What Clari doesn't do is sit with your rep inside the call and help them navigate the hard moments. That's where Commit lives. If Clari is the GPS showing you the route, Commit is the experienced co-driver telling you exactly when to brake and how hard to turn. You want both.
And if you've already invested in Clari, you're sitting on a goldmine of call data that Commit can learn from immediately. That's not redundancy, it's compounding returns on an investment you've already made.
Scaling technical depth without scaling headcount
The AE-to-SE ratio is under pressure everywhere. Most teams can't afford to hire another SE for every two AEs. But you can close that gap if you get smarter about how knowledge moves through your org.

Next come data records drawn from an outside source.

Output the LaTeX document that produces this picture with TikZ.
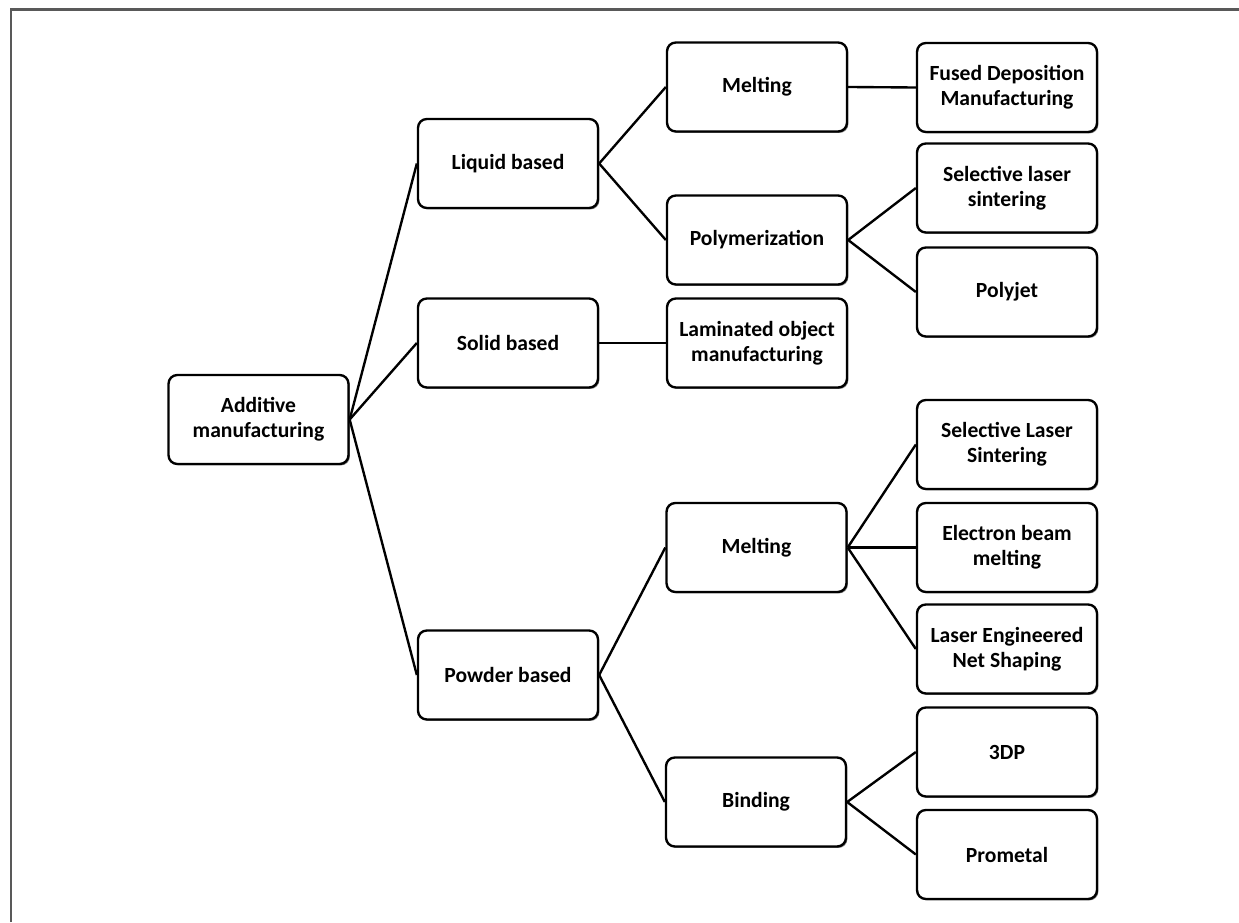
\documentclass[tikz,border=0pt]{standalone}
\usepackage{fontspec}
\setmainfont{Carlito}
\usetikzlibrary{shadows}
\begin{document}
\begin{tikzpicture}[x=0.02cm,y=-0.02cm,
  box/.style={draw=black, line width=1.35pt, rounded corners=5pt, fill=white,
    minimum width=3.6cm, minimum height=1.78cm, inner sep=0pt, align=center,
    font=\fontsize{12.3}{14.4}\selectfont\bfseries,
    drop shadow={shadow xshift=0.8pt, shadow yshift=-0.8pt, fill=black!60, opacity=0.8}},
  link/.style={line width=1.35pt, black},
  frameline/.style={line width=1.3pt, black!65}]
\useasboundingbox (0,0) rectangle (1239,922);
\draw[frameline] (11,922) -- (11,9.5) -- (1239,9.5);
\node[box] (add) at (258.5,419.5) {Additive\\manufacturing};
\node[box] (liq) at (508,163.5) {Liquid based};
\node[box] (sol) at (508,343) {Solid based};
\node[box] (pow) at (508,675) {Powder based};
\node[box] (melt1) at (757,87) {Melting};
\node[box] (poly) at (757,240) {Polymerization};
\node[box] (lam) at (757,343) {Laminated object\\manufacturing};
\node[box] (melt2) at (756.5,547.5) {Melting};
\node[box] (bind) at (756,802) {Binding};
\node[box] (fdm) at (1007,87.5) {Fused Deposition\\Manufacturing};
\node[box] (sls1) at (1007,188) {Selective laser\\sintering};
\node[box] (pj) at (1007,292) {Polyjet};
\node[box] (sls2) at (1007,444.5) {Selective Laser\\Sintering};
\node[box] (ebm) at (1007,547.5) {Electron beam\\melting};
\node[box] (lens) at (1007,649) {Laser Engineered\\Net Shaping};
\node[box] (tdp) at (1007,752) {3DP};
\node[box] (prom) at (1007,854.5) {Prometal};
\draw[link] (add.east) -- (liq.west);
\draw[link] (add.east) -- (sol.west);
\draw[link] (add.east) -- (pow.west);
\draw[link] (liq.east) -- (melt1.west);
\draw[link] (liq.east) -- (poly.west);
\draw[link] (sol.east) -- (lam.west);
\draw[link] (pow.east) -- (melt2.west);
\draw[link] (pow.east) -- (bind.west);
\draw[link] (melt1.east) -- (fdm.west);
\draw[link] (poly.east) -- (sls1.west);
\draw[link] (poly.east) -- (pj.west);
\draw[link] (melt2.east) -- (sls2.west);
\draw[link] (melt2.east) -- (ebm.west);
\draw[link] (melt2.east) -- (lens.west);
\draw[link] (bind.east) -- (tdp.west);
\draw[link] (bind.east) -- (prom.west);
\end{tikzpicture}
\end{document}
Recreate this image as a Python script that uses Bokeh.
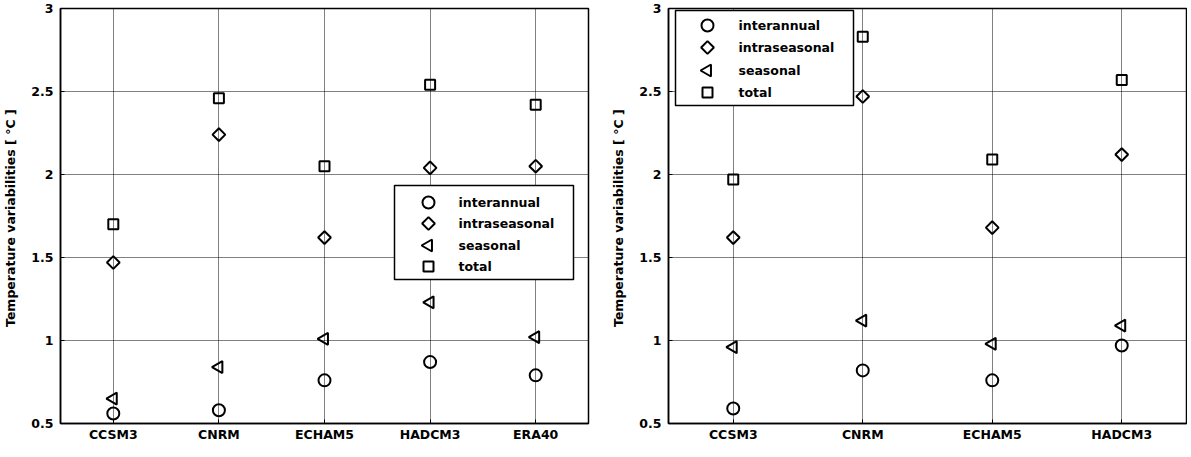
import numpy as np
from bokeh.plotting import figure
from bokeh.models import Range1d, FixedTicker
from bokeh.layouts import row
from bokeh.embed import file_html
from bokeh.resources import INLINE
from bokeh.core.properties import value

# ---------------- data ----------------
models_left = ["CCSM3", "CNRM", "ECHAM5", "HADCM3", "ERA40"]
left_interannual = [0.56, 0.58, 0.76, 0.87, 0.79]
left_intraseasonal = [1.47, 2.24, 1.62, 2.04, 2.05]
left_seasonal = [0.65, 0.84, 1.01, 1.23, 1.02]
left_total = [1.70, 2.46, 2.05, 2.54, 2.42]

models_right = ["CCSM3", "CNRM", "ECHAM5", "HADCM3"]
right_interannual = [0.59, 0.82, 0.76, 0.97]
right_intraseasonal = [1.62, 2.47, 1.68, 2.12]
right_seasonal = [0.96, 1.12, 0.98, 1.09]
right_total = [1.97, 2.83, 2.09, 2.57]

series_names = ["interannual", "intraseasonal", "seasonal", "total"]
y_ticks = [0.5, 1, 1.5, 2, 2.5, 3]
y_tick_labels = ["0.5", "1", "1.5", "2", "2.5", "3"]
y_label = "Temperature variabilities  [ °C ]"

# ---------------- styles ----------------
FONT = "DejaVu Sans"
FSIZE = "12.5px"
STYLES = {
    "interannual": dict(marker="circle", size=12, angle=0.0),
    "intraseasonal": dict(marker="square", size=9, angle=np.pi / 4),
    "seasonal": dict(marker="triangle", size=12, angle=np.pi / 2),
    "total": dict(marker="square", size=10, angle=0.0),
}
FRAME_H = 415
Y0, Y1 = 0.5, 3.0


def make_fig(cats, series, frame_w, border_left, border_right, legend_cfg):
    n = len(cats)
    xs = list(range(1, n + 1))
    x0, x1 = 0.5, n + 0.5
    p = figure(frame_width=frame_w, frame_height=FRAME_H,
               x_range=Range1d(x0, x1), y_range=Range1d(Y0, Y1),
               output_backend="svg", toolbar_location=None,
               min_border_left=border_left, min_border_right=border_right,
               min_border_top=8, min_border_bottom=17)
    p.background_fill_color = "white"
    p.border_fill_color = "white"
    p.outline_line_color = "black"
    p.outline_line_width = 1.5
    p.outline_line_alpha = 1.0

    p.xaxis.ticker = FixedTicker(ticks=xs)
    p.xaxis.major_label_overrides = {x: c for x, c in zip(xs, cats)}
    p.yaxis.ticker = FixedTicker(ticks=y_ticks)
    p.yaxis.major_label_overrides = {t: l for t, l in zip(y_ticks, y_tick_labels)}

    for ax in (p.xaxis[0], p.yaxis[0]):
        ax.axis_line_color = "black"
        ax.axis_line_width = 1.5
        ax.major_tick_in = 4
        ax.major_tick_out = 0
        ax.major_tick_line_color = "black"
        ax.minor_tick_line_color = None
        ax.major_label_text_font = FONT
        ax.major_label_text_font_style = "bold"
        ax.major_label_text_font_size = FSIZE
        ax.major_label_text_color = "black"
    p.xaxis.major_label_standoff = 3
    p.yaxis.major_label_standoff = 7
    p.yaxis.axis_label = y_label
    p.yaxis.axis_label_text_font = FONT
    p.yaxis.axis_label_text_font_style = "bold"
    p.yaxis.axis_label_text_font_size = FSIZE
    p.yaxis.axis_label_text_color = "black"
    p.yaxis.axis_label_standoff = 10

    p.grid.grid_line_color = "black"
    p.grid.grid_line_dash = "1 1"
    p.grid.grid_line_width = 1

    for name, vals in zip(series_names, series):
        st = STYLES[name]
        p.scatter(x=xs, y=vals, marker=st["marker"], size=st["size"], angle=st["angle"],
                  fill_color=None, line_color="black", line_width=2)

    # legend drawn in pixel offsets converted to data units
    def dx(px):
        return x0 + px * (x1 - x0) / frame_w

    def dy(py):
        return Y1 - py * (Y1 - Y0) / FRAME_H

    bl, br, bt, bb = legend_cfg["box"]
    p.quad(left=dx(bl), right=dx(br), top=dy(bt), bottom=dy(bb),
           fill_color="white", line_color="black", line_width=1.5)
    rows_y = legend_cfg["rows"]
    for name, ry in zip(series_names, rows_y):
        st = STYLES[name]
        p.scatter(x=[dx(legend_cfg["marker_x"])], y=[dy(ry)], marker=st["marker"],
                  size=st["size"], angle=st["angle"],
                  fill_color=None, line_color="black", line_width=2)
    p.text(x=[dx(legend_cfg["text_x"])] * len(series_names), y=[dy(r) for r in rows_y],
           text=series_names, text_font=value(FONT), text_font_style="bold",
           text_font_size=FSIZE, text_baseline="middle", text_align="left",
           text_color="black")
    return p


left = make_fig(models_left,
                [left_interannual, left_intraseasonal, left_seasonal, left_total],
                528, 54, 20,
                dict(box=(334, 513, 177, 271), rows=(194, 215, 237, 258),
                     marker_x=368, text_x=398))
right = make_fig(models_right,
                 [right_interannual, right_intraseasonal, right_seasonal, right_total],
                 518, 54, 1,
                 dict(box=(7, 185, 2, 97), rows=(17, 39, 62, 84),
                      marker_x=39, text_x=70))

layout = row(left, right)
open("out.html", "w").write(file_html(layout, INLINE))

Extract the tribal knowledge. Your best SEs already have the answers. The problem is those answers are locked in their heads (or scattered across hundreds of call recordings). Get them out and into the hands of your junior AEs.
Kill the "I'll get back to you" habit. Every follow-up email on a technical question adds days to the deal cycle. Aim for one-call resolution on technical objections whenever possible.
Let AI handle the battle card lifecycle. If a competitor changes their pricing and your SE mentions it on a call Tuesday, your whole team should know about it by Wednesday. Humans shouldn't be doing this manually.
Save the AI for the hard stuff. Don't use it to script your greeting or generate small talk. Use it for the technical curveballs that require deep product knowledge, the moments where a rep's anxiety about "not knowing" keeps them from being present with the prospect.
Empower, don't replace. The goal isn't to turn reps into robots. It's to take away the fear of getting stumped, so they can actually listen, connect, and sell like humans.
The bottom line
Battle cards were a great first step. But the bar has moved. In technical SaaS, the difference between winning and losing a deal often comes down to a handful of moments, the thirty-second windows where a prospect asks something hard and the rep either nails it or doesn't.
Revenue intelligence tells you those moments exist. Commit helps your reps win them.